[START]
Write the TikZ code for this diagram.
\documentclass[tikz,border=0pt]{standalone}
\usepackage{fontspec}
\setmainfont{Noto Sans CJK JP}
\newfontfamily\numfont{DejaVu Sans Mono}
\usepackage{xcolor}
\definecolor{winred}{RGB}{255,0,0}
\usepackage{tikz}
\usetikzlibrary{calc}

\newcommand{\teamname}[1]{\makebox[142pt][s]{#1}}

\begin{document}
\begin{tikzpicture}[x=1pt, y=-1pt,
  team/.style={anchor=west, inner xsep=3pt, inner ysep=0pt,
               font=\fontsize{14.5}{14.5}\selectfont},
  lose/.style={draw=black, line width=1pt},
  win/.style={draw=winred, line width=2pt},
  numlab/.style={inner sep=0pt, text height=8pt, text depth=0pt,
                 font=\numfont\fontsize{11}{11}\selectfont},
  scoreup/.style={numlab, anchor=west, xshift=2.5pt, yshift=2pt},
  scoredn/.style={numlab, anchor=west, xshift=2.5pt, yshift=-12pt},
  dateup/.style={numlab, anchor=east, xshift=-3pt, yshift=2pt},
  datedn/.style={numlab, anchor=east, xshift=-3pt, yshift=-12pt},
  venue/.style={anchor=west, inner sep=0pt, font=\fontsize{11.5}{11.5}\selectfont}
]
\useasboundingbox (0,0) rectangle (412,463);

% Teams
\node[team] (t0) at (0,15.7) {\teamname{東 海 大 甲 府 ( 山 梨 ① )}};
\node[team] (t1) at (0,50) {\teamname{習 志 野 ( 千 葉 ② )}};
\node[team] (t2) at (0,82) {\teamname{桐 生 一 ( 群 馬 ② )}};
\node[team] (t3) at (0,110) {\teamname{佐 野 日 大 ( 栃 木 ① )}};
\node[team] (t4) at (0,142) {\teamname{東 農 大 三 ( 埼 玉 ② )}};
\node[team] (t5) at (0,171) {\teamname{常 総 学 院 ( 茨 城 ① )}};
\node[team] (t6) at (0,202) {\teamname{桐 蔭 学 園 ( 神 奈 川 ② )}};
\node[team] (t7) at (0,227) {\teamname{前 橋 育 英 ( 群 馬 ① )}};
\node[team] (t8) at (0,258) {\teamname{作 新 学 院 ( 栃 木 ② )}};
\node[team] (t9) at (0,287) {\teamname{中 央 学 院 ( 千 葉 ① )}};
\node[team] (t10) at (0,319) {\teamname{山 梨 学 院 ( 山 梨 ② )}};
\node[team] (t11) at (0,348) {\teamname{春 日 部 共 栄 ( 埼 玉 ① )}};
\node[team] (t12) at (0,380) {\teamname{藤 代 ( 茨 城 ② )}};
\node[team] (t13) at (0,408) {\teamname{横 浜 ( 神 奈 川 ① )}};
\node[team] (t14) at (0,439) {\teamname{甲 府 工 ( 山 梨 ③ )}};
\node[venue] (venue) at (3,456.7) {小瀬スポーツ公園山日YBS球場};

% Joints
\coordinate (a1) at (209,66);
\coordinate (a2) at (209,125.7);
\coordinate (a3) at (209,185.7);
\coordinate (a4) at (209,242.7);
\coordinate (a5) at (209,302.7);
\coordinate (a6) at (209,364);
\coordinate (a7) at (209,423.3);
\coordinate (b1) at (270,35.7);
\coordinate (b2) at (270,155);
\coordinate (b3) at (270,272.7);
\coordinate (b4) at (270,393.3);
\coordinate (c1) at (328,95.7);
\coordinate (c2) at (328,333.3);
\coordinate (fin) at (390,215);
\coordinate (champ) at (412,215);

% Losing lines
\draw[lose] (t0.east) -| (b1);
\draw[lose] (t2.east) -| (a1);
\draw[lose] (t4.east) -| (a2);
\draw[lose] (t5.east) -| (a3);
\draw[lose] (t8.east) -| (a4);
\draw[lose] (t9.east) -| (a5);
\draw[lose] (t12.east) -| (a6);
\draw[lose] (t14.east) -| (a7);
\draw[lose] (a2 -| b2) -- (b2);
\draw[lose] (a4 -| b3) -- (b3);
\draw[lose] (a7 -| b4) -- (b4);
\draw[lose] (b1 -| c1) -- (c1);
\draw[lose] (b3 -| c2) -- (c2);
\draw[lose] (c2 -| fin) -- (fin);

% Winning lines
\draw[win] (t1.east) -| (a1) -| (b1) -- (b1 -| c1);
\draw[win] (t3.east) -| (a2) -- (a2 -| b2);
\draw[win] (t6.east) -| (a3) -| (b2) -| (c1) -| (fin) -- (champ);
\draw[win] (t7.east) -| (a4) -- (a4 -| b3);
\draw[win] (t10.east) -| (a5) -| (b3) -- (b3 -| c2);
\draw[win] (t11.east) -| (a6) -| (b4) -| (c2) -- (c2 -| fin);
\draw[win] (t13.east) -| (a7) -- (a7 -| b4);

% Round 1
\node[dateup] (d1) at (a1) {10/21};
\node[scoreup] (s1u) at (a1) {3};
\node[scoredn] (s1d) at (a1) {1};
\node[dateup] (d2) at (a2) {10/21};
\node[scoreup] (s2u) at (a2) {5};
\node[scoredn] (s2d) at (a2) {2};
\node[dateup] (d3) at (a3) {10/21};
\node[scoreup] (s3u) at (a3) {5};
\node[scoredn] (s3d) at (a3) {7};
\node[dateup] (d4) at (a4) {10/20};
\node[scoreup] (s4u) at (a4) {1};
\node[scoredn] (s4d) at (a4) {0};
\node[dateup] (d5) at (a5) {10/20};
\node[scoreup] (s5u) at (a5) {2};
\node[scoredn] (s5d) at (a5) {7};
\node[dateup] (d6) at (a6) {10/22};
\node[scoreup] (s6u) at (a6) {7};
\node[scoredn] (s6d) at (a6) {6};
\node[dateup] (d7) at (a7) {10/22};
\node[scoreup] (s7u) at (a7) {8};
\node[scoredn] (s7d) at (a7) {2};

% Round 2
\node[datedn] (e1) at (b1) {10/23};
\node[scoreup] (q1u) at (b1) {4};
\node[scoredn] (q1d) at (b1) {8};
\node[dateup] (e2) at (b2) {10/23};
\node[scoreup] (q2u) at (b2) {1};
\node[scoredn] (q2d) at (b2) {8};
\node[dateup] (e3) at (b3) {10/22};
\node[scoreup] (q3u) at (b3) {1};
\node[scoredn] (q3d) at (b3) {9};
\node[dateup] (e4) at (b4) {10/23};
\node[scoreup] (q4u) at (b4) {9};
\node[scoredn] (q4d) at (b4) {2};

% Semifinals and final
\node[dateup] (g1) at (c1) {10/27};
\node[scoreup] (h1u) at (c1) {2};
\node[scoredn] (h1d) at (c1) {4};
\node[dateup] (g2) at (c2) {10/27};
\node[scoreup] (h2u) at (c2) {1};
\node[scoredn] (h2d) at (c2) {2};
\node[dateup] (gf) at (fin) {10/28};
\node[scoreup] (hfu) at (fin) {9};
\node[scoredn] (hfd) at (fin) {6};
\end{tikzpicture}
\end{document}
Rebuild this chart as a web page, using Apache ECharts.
[END]
_Exercise task:_ Pull every line holding "this" out of the records.

_Reply to the exercise:_
Write the TikZ code for this diagram.
Rebuild this chart as a web page, using Apache ECharts.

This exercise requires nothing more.